Biomarkers are distinct biological indicators (cellular, biochemical or molecular) of a process, event or condition that can be measured reliably in tissues, cells or fluids, and can be used to detect early changes in a patient’s health. Some examples of biomarkers include blood cholesterol, a well-known biomarker of risk for coronary heart disease, and PSA, which is associated with prostate cancer.
The PROOF Centre is taking a ‘non-targeted’ approach to discovering novel biomarkers. Instead of focusing on known biomarkers, we are using technological platforms and tiered computation strategies to discover combinations of genes, proteins and metabolites that are unknown and/or not previously associated with illness and organ failure. In addition, we bring together, two “compartments” – the expression of genes in whole blood (primarily white blood cells) and expression of proteins in the plasma. We believe in this combined approach because of the complexity of the human body.

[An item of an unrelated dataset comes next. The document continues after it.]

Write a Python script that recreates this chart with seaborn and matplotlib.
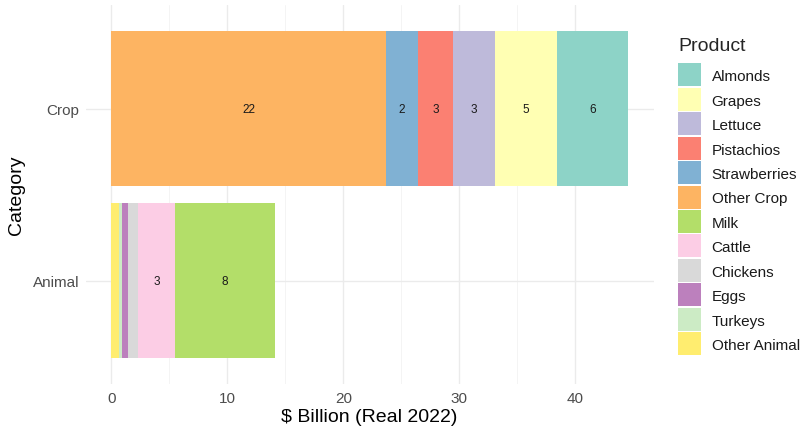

We’re looking for differentially expressed biomarkers. Healthy people express different types and/or quantities of genes, proteins and metabolites than people who are ill. PROOF is identifying biomarkers that are expressed differently between different groups of patients; between healthy people and those with organ failure, and between organ failure patients who are experiencing different outcomes. We’re doing this by identifying and comparing the biomarker profiles between different patient cohorts – groups of patients with similar clinical symptoms or outcomes. By using this approach we hope to identify specific biomarkers that can be used to distinguish a patient with one type of illness from another and to predict their outcomes, even before disease symptoms appear.